If Mr Yaalon indeed intends to remain in public life and return to the political fray then, at least for now, he is the most prominent figure in the growing "anti-Netanyahu" camp within the Israeli centre-right.

He will find, however, that it is a crowded field. The undisputed figurehead of this camp is President Reuven Rivlin, who shares Mr Yaalon's hawkish views on the non-viability of the two-state solution, and also his commitment to what both men see as Israel's under-threat liberal values.

As president, however, Mr Rivlin will not be running for office, at least not in the next five years of his term. The same cannot be said of four other figures vying for the top slot; former Likud minister Gideon Saar, Yesh Atid Leader Yair Lapid, former IDF Chief of Staff Gabi Ashkenazi and leader of Kulanu, Finance Minister Moshe Kahlon, now one of the few remaining moderate voices in cabinet. Mr Yaalon stands above them, in terms of his experience and in his squeaky clean public image but, in campaigning terms, he is a poor politician.

Any prospect of a return, whether as a challenger to Mr Netanyahu within Likud, or at the helm of a new centre-right party, will largely be conditional on at least some of the other candidates falling in behind him.

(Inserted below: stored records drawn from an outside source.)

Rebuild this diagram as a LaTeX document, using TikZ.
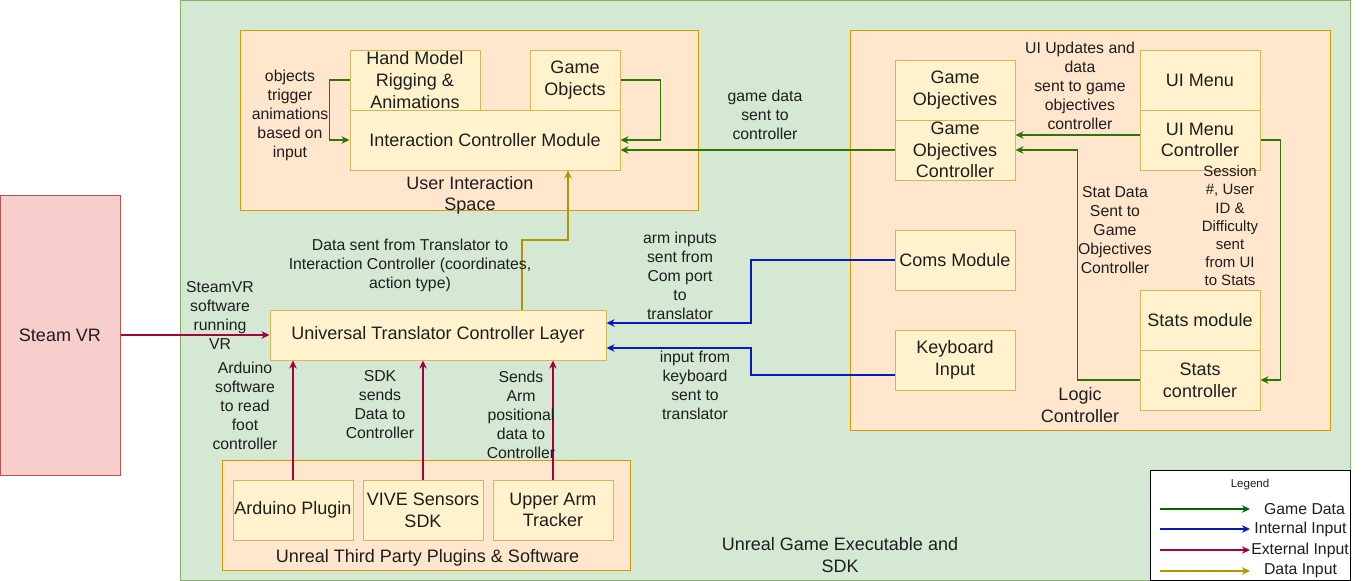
\documentclass[tikz,border=0pt]{standalone}
\usepackage{fontspec}
\setmainfont{Liberation Sans}
\usetikzlibrary{arrows.meta}
\definecolor{gfill}{HTML}{D5E8D4}
\definecolor{gbd}{HTML}{82B366}
\definecolor{ofill}{HTML}{FFE6CC}
\definecolor{obd}{HTML}{D79B00}
\definecolor{yfill}{HTML}{FFF2CC}
\definecolor{ybd}{HTML}{D6B656}
\definecolor{pfill}{HTML}{F8CECC}
\definecolor{pbd}{HTML}{B85450}
\definecolor{cgreen}{HTML}{2D7600}
\definecolor{clgreen}{HTML}{006600}
\definecolor{cblue}{HTML}{001DBC}
\definecolor{cred}{HTML}{A50040}
\definecolor{cgold}{HTML}{B09500}
\definecolor{txt}{HTML}{1E1E1E}
\newcommand{\fbig}{\fontsize{18}{21.6}\selectfont}
\newcommand{\fsml}{\fontsize{15.8}{19}\selectfont}
\newcommand{\fses}{\fontsize{15}{18.2}\selectfont}
\newcommand{\fleg}{\fontsize{11.5}{14}\selectfont}
\tikzset{
  cont/.style={draw=obd, fill=ofill, line width=1pt, inner sep=0pt},
  box/.style={draw=ybd, fill=yfill, line width=1pt, inner sep=0pt, align=center, font=\fbig, text=txt},
  lbl/.style={inner sep=0pt, align=center, font=\fsml, text=txt},
  blbl/.style={inner sep=0pt, align=center, font=\fbig, text=txt},
  tip/.style={-{Stealth[length=8pt,width=7.5pt,inset=2.5pt]}},
  garr/.style={tip, draw=cgreen, line width=1.1pt},
  barr/.style={tip, draw=cblue, line width=1.2pt},
  rarr/.style={tip, draw=cred, line width=1.2pt},
  yarr/.style={tip, draw=cgold, line width=1.1pt},
}
\begin{document}
\begin{tikzpicture}[x=1pt,y=-1pt]
\useasboundingbox (0,0) rectangle (1361,581);
% outer containers
\node[draw=gbd, fill=gfill, line width=1pt, minimum width=1170pt, minimum height=580pt, inner sep=0pt] (outer) at (765,290) {};
\node[draw=pbd, fill=pfill, line width=1pt, minimum width=120pt, minimum height=280pt, inner sep=0pt, font=\fbig, text=txt] (steam) at (60,335) {Steam VR};
\node[cont, minimum width=458pt, minimum height=180pt] (uis) at (469,120) {};
\node[cont, minimum width=480pt, minimum height=400pt] (logic) at (1090,230) {};
\node[cont, minimum width=408pt, minimum height=110pt] (third) at (426,515) {};
% boxes
\node[box, minimum width=130pt, minimum height=60pt] (hand) at (415,80) {Hand Model\\Rigging \&\\Animations};
\node[box, minimum width=90pt, minimum height=60pt] (gobj) at (575,80) {Game\\Objects};
\node[box, minimum width=270pt, minimum height=60pt] (icm) at (485,140) {Interaction Controller Module};
\node[box, minimum width=120pt, minimum height=60pt] (gobjv) at (955,90) {Game\\Objectives};
\node[box, minimum width=120pt, minimum height=60pt] (goc) at (955,150) {Game\\Objectives\\Controller};
\node[box, minimum width=120pt, minimum height=60pt] (uim) at (1200,80) {UI Menu};
\node[box, minimum width=120pt, minimum height=60pt] (uimc) at (1200,140) {UI Menu\\Controller};
\node[box, minimum width=120pt, minimum height=60pt] (coms) at (955,260) {Coms Module};
\node[box, minimum width=120pt, minimum height=60pt] (kbd) at (955,360) {Keyboard\\Input};
\node[box, minimum width=120pt, minimum height=60pt] (stm) at (1200,320) {Stats module};
\node[box, minimum width=120pt, minimum height=60pt] (stc) at (1200,380) {Stats\\controller};
\node[box, minimum width=336pt, minimum height=50pt] (trans) at (438,335) {Universal Translator Controller Layer};
\node[box, minimum width=120pt, minimum height=60pt] (ard) at (293,510) {Arduino Plugin};
\node[box, minimum width=120pt, minimum height=60pt] (vive) at (423,510) {VIVE Sensors\\SDK};
\node[box, minimum width=120pt, minimum height=60pt] (arm) at (553,510) {Upper Arm\\Tracker};
% container labels
\node[blbl] (luis) at (470,195.5) {User Interaction\\Space};
\node[blbl] (llogic) at (1080,405) {Logic\\Controller};
\node[blbl] (lthird) at (427.5,557.5) {Unreal Third Party Plugins \& Software};
\node[blbl] (louter) at (840,555) {Unreal Game Executable and\\SDK};
% connectors
\draw[rarr] (steam.east) -- (trans.west);
\draw[rarr] (ard.north) -- (ard.north |- trans.south);
\draw[rarr] (vive.north) -- (vive.north |- trans.south);
\draw[rarr] (arm.north) -- (arm.north |- trans.south);
\draw[yarr] ([xshift=84pt]trans.north) |- (568,240) -- ([xshift=83pt]icm.south);
\draw[barr] (coms.west) -- (751,260) |- ([yshift=12pt]trans.east);
\draw[barr] ([yshift=-15pt]kbd.west) -- (751,375) |- ([yshift=-13pt]trans.east);
\draw[garr] (goc.west) -- (goc.west -| icm.east);
\draw[garr] (gobj.east) -- ++(40,0) |- (icm.east);
\draw[garr] (hand.west) -- ++(-20,0) |- (icm.west);
\draw[garr] ([yshift=5pt]uimc.west) -- ([yshift=5pt]uimc.west -| goc.east);
\draw[garr] (stc.west) -- ++(-62,0) |- (goc.east);
\draw[garr] (uimc.east) -- ++(20,0) |- (stc.east);
% connector labels
\node[lbl] (l1) at (290,115.3) {objects\\trigger\\animations\\based on\\input};
\node[lbl] (l2) at (765,115) {game data\\sent to\\controller};
\node[lbl] (l3) at (1080,85.5) {UI Updates and\\data\\sent to game\\objectives\\controller};
\node[lbl] (l4) at (1115,230) {Stat Data\\Sent to\\Game\\Objectives\\Controller};
\node[lbl, font=\fses] (l5) at (1230,226) {Session\\\#, User\\ID \&\\Difficulty\\sent\\from UI\\to Stats};
\node[lbl] (l6) at (410,265) {Data sent from Translator to\\Interaction Controller (coordinates,\\action type)};
\node[lbl] (l7) at (220,315.5) {SteamVR\\software\\running\\VR};
\node[lbl] (l8) at (680,275.5) {arm inputs\\sent from\\Com port\\to\\translator};
\node[lbl] (l9) at (695,385.5) {input from\\keyboard\\sent to\\translator};
\node[lbl] (l10) at (245,405.7) {Arduino\\software\\to read\\foot\\controller};
\node[lbl] (l11) at (380,405) {SDK\\sends\\Data to\\Controller};
\node[lbl] (l12) at (521,415.3) {Sends\\Arm\\positional\\data to\\Controller};
% legend
\node[draw=black, fill=white, line width=1pt, minimum width=200pt, minimum height=110pt, inner sep=0pt] (legend) at (1250,525) {};
\node[inner sep=0pt, font=\fleg, text=txt] (legt) at (1250,485) {Legend};
\coordinate (g1) at (1160,509); \coordinate (g2) at (1250,509);
\coordinate (b1) at (1160,529); \coordinate (b2) at (1250,529);
\coordinate (r1) at (1160,550); \coordinate (r2) at (1250,550);
\coordinate (y1) at (1160,571); \coordinate (y2) at (1250,571);
\draw[tip, draw=clgreen, line width=1.1pt] (g1) -- (g2);
\draw[barr] (b1) -- (b2);
\draw[rarr] (r1) -- (r2);
\draw[yarr] (y1) -- (y2);
\node[lbl] (lg1) at (1304.5,509) {Game Data};
\node[lbl] (lg2) at (1300.5,529) {Internal Input};
\node[lbl] (lg3) at (1300,550) {External Input};
\node[lbl] (lg4) at (1300.5,571) {Data Input};
\end{tikzpicture}
\end{document}
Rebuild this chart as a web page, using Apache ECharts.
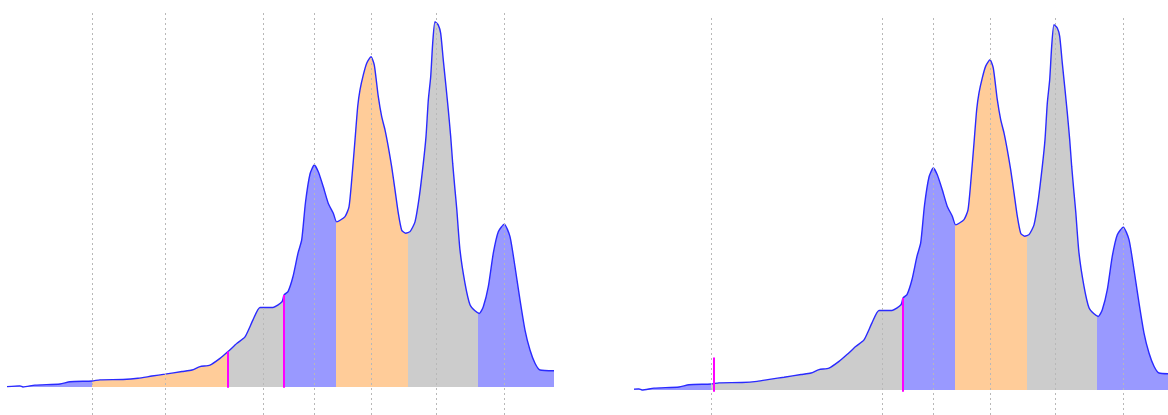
<!DOCTYPE html>
<html><head><meta charset="utf-8">
<script src="https://cdn.jsdelivr.net/npm/echarts@6/dist/echarts.min.js"></script>
<style>html,body{margin:0;padding:0;background:#fff;overflow:hidden}#c{width:1168px;height:415px}</style>
</head><body><div id="c"></div>
<script>
// Density curve (x position, relative height)
const curveX = [0,13,16,28,53,63,85,93,116,131,145,158,175,185,193,203,213,221,230,238,246,253,266,275,277,281,286,291,
  294.7,298.5,303,307.3,311.3,316.3,321.3,326.3,329.7,338,342,344.7,348,350.7,353,356.3,359.7,364,367.3,371.3,374.7,378,381.3,384.7,388,391.3,394.7,398.7,403,408,412.3,416.3,419,421.3,423.7,425.7,
  428,431.3,433.7,436.3,439,441.3,443.7,445.7,448,449.7,453,458,463,468,472.3,476.3,481.3,486.3,491.3,497.3,503,508,513,518,523,528,533,547];
const curveY = [0.1,0.3,0.0,0.5,0.8,1.4,1.6,1.9,2.0,2.3,2.9,3.4,4.1,4.5,5.4,5.8,7.6,9.4,11.6,13.3,17.8,21.1,21.1,22.6,24.4,25.3,29.3,35.5,
  39.0,49.0,56.5,58.9,57.1,53.1,48.7,46.1,43.8,45.2,47.8,54.9,65.5,74.4,78.8,82.8,85.9,87.6,85.4,77.0,71.7,68.2,63.7,58.4,52.3,46.1,41.6,40.8,41.2,43.8,50.5,59.3,66.4,76.1,82.3,91.2,
  96.9,96.0,93.8,86.7,79.7,73.5,66.4,59.3,52.3,47.4,36.3,27.5,21.8,20.2,19.5,21.3,26.6,35.5,41.2,43.2,39.9,31.9,23.1,15.1,9.8,6.3,4.5,4.3];

// Reference gridline positions
const gridLinesLeft = [85,158,256,307,364,429,497];
const gridLinesRight = [85,256,307,364,429,497];

// Colour bands along x
const bandEdgesLeft = [85,221,277,328.7,400.7,471.3];
const bandColorsLeft = ['blue','orange','gray','blue','orange','gray','blue'];
const bandEdgesRight = [85,277,328.7,400.7,471.3];
const bandColorsRight = ['blue','gray','blue','orange','gray','blue'];

// Magenta markers: x, bottom, top
const markersLeftX = [221,277];
const markersLeftBottom = [-0.2,-0.2];
const markersLeftTop = [9.4,24.4];
const markersRightX = [88,277];
const markersRightBottom = [-0.45,-0.45];
const markersRightTop = [8.6,24.4];

const palette = {blue:'#9999ff', orange:'#ffcc99', gray:'#cccccc'};

const curve = curveX.map((x,i)=>[x,curveY[i]]);

function pieces(edges, colors){
  const p = [];
  for(let i=0;i<colors.length;i++){
    const piece = {color: palette[colors[i]]};
    if(i>0) piece.gte = edges[i-1];
    if(i<edges.length) piece.lt = edges[i];
    p.push(piece);
  }
  return p;
}
function markerData(xs,b,t){ return xs.map((x,i)=>[x,b[i],t[i]]); }

const chart = echarts.init(document.getElementById('c'), null, {renderer:'canvas'});

function areaSeries(idx, gl){
  return {
    type:'line', xAxisIndex:idx, yAxisIndex:idx, data:curve, showSymbol:false, smooth:0.2,
    lineStyle:{color:'#2a2aff', width:1.4},
    areaStyle:{opacity:1},
    silent:true, animation:false,
    markLine:{silent:true, symbol:['none','none'], label:{show:false},
      lineStyle:{color:'#b8b8b8', type:[2,3], width:1},
      data: gl.map(v=>({xAxis:v}))}
  };
}
function markerSeries(idx, data){
  return {
    type:'custom', xAxisIndex:idx, yAxisIndex:idx, data:data, silent:true, animation:false, z:5,
    renderItem:function(params, api){
      const p1 = api.coord([api.value(0), api.value(1)]);
      const p2 = api.coord([api.value(0), api.value(2)]);
      return {type:'line', shape:{x1:p1[0],y1:p1[1],x2:p2[0],y2:p2[1]}, style:{stroke:'#ff00ff', lineWidth:2}};
    }
  };
}

const hiddenAxis = {show:false, splitLine:{show:false}};
chart.setOption({
  animation:false,
  grid:[
    {left:7, width:547, top:10, bottom:0},
    {left:635, width:533, top:16, bottom:0}
  ],
  xAxis:[
    Object.assign({type:'value', gridIndex:0, min:0, max:547}, hiddenAxis),
    Object.assign({type:'value', gridIndex:1, min:9, max:542}, hiddenAxis)
  ],
  yAxis:[
    Object.assign({type:'value', gridIndex:0, min:-7.43, max:100}, hiddenAxis),
    Object.assign({type:'value', gridIndex:1, min:-6.63, max:99.2}, hiddenAxis)
  ],
  visualMap:[
    {type:'piecewise', show:false, dimension:0, seriesIndex:0, pieces:pieces(bandEdgesLeft,bandColorsLeft)},
    {type:'piecewise', show:false, dimension:0, seriesIndex:1, pieces:pieces(bandEdgesRight,bandColorsRight)}
  ],
  series:[
    areaSeries(0, gridLinesLeft),
    areaSeries(1, gridLinesRight),
    markerSeries(0, markerData(markersLeftX,markersLeftBottom,markersLeftTop)),
    markerSeries(1, markerData(markersRightX,markersRightBottom,markersRightTop))
  ]
});
</script></body></html>
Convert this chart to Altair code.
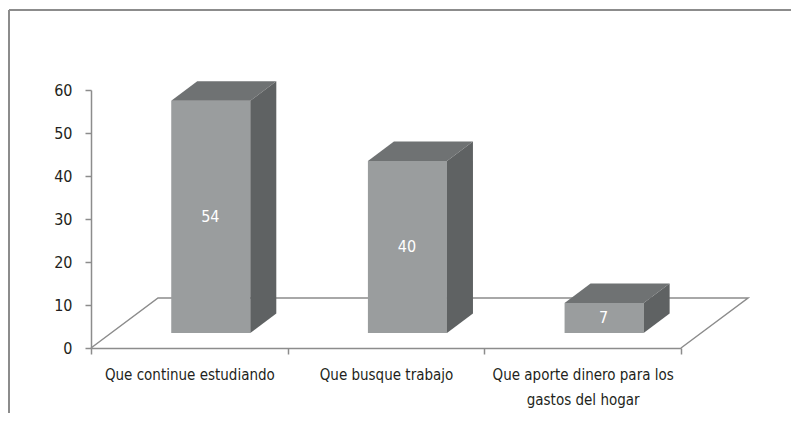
import altair as alt
import pandas as pd

# ---- data ----
categories = ["Que continue estudiando", "Que busque trabajo",
              "Que aporte dinero para los gastos del hogar"]
values = [54, 40, 7]
y_ticks = [0, 10, 20, 30, 40, 50, 60]

# ---- style constants (pixels) ----
W, H = 590, 258
PX_X = W / len(categories)          # px per category unit
PX_Y = H / 60                       # px per value unit
BAR_L, BAR_R = 0.408, 0.81          # front face extent within a band
BASE_PX = 15                        # bar base lifted into the floor
DDX, DDY = 26 / PX_X, 19.5 / PX_Y   # bar depth
FDX, FDY = 67 / PX_X, 50 / PX_Y     # floor depth
BASE = BASE_PX / PX_Y

FRONT = "#9a9d9e"
TOP = "#6f7273"
SIDE = "#5f6263"
LINE = "#8c8c8c"
TXT = "#231f20"
FONT = "'Liberation Sans Narrow', 'DejaVu Sans Condensed', 'Roboto Condensed', 'Open Sans Condensed', Roboto, sans-serif"
FS = 15

front_rows, top_rows, side_rows = [], [], []
for i, (c, v) in enumerate(zip(categories, values)):
    xl, xr = i + BAR_L, i + BAR_R
    yb, yt = BASE, BASE + v
    front_rows.append(dict(cat=c, xl=xl, xr=xr, yb=yb, yt=yt, mid=(yb + yt) / 2, v=v))
    for x, y, y2 in [(xl, yt, yt), (xl + DDX, yt + DDY, yt),
                     (xr, yt + DDY, yt), (xr + DDX, yt + DDY, yt + DDY)]:
        top_rows.append(dict(cat=c, x=x, y=y, y2=y2))
    for x, y, y2 in [(xr, yt, yb), (xr + DDX, yt + DDY, yb + DDY)]:
        side_rows.append(dict(cat=c, x=x, y=y, y2=y2))

front = pd.DataFrame(front_rows)
top = pd.DataFrame(top_rows)
side = pd.DataFrame(side_rows)
n = len(categories)
floor = pd.DataFrame(dict(x=[0, FDX, n + FDX, n], y=[0, FDY, FDY, 0], o=[0, 1, 2, 3]))

xq = dict(scale=alt.Scale(domain=[0, n], nice=False, zero=False), axis=None)
yq = dict(scale=alt.Scale(domain=[0, 60], nice=False), title=None)

frame = alt.Chart(pd.DataFrame({"k": [0]})).mark_rule(color=LINE, strokeWidth=2).encode(
    x=alt.value(-82), y=alt.value(-80), y2=alt.value(330))
frame_top = alt.Chart(pd.DataFrame({"k": [0]})).mark_rule(color=LINE, strokeWidth=2).encode(
    x=alt.value(-82), x2=alt.value(712), y=alt.value(-80))

floor_l = alt.Chart(floor).mark_line(color=LINE, strokeWidth=1.5).encode(
    x=alt.X("x:Q", **xq), y=alt.Y("y:Q", **yq), order="o:O")

front_l = alt.Chart(front).mark_rect(color=FRONT).encode(
    x=alt.X("xl:Q", **xq), x2="xr:Q",
    y=alt.Y("yb:Q", scale=alt.Scale(domain=[0, 60], nice=False), title=None,
            axis=alt.Axis(values=y_ticks)),
    y2="yt:Q")

top_l = alt.Chart(top).mark_area(color=TOP, opacity=1).encode(
    x=alt.X("x:Q", **xq), y=alt.Y("y:Q", **yq), y2="y2:Q", detail="cat:N")

side_l = alt.Chart(side).mark_area(color=SIDE, opacity=1).encode(
    x=alt.X("x:Q", **xq), y=alt.Y("y:Q", **yq), y2="y2:Q", detail="cat:N")

label_expr = ("datum.label == 'Que aporte dinero para los gastos del hogar' ? "
              "['Que aporte dinero para los', 'gastos del hogar'] : datum.label")

text_l = alt.Chart(front).mark_text(color="white", font=FONT, fontSize=16, dx=21).encode(
    x=alt.X("cat:N", sort=categories,
            scale=alt.Scale(paddingInner=0, paddingOuter=0),
            axis=alt.Axis(title=None, labelAngle=0, tickBand="extent",
                          labelExpr=label_expr, labelLimit=0,
                          labelLineHeight=25)),
    y=alt.Y("mid:Q", **yq),
    text="v:Q")

chart = alt.layer(frame, frame_top, floor_l, front_l, top_l, side_l, text_l).resolve_scale(
    x="independent"
).properties(
    width=W, height=H,
    padding={"left": 83, "top": 82, "right": 110, "bottom": 65},
    autosize=alt.AutoSizeParams(type="none"),
    background="white",
).configure_view(stroke=None).configure_axis(
    domainColor=LINE, domainWidth=1.5, tickColor=LINE, tickWidth=1.5, tickSize=6,
    grid=False, labelFont=FONT, labelFontSize=FS, labelColor=TXT,
).configure_axisY(labelPadding=13, labelFontSize=16).configure_axisX(labelPadding=13)

chart.save("out.html", embed_options={"renderer": "svg", "actions": False})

But apart from Mr Kahlon, they have not shown any intention to serve as deputies.

Meanwhile, for the official leader of the opposition, Isaac Herzog, things look increasingly bleak.

Zionist Union backbenchers are lining up to demand his resignation over the "humiliation" of the botched coalition talks with Likud, while a growing number of leadership challengers are demanding a date for primaries.

Leaders of the other three opposition parties have said they no longer recognise his overall leadership.

The only thing Mr Herzog now has going for him is the rivalry between those seeking to replace him. But it is hard to see how long he can hang on.

Over his shoulder, there is another former leader, sporting a new, dapper beard and giving interviews that warn of "budding fascism" in Israeli society. He may have broken with the party five years ago, but if there is one thing constant in Israel's volatile politics, it is that Ehud Barak is always ready to take the call.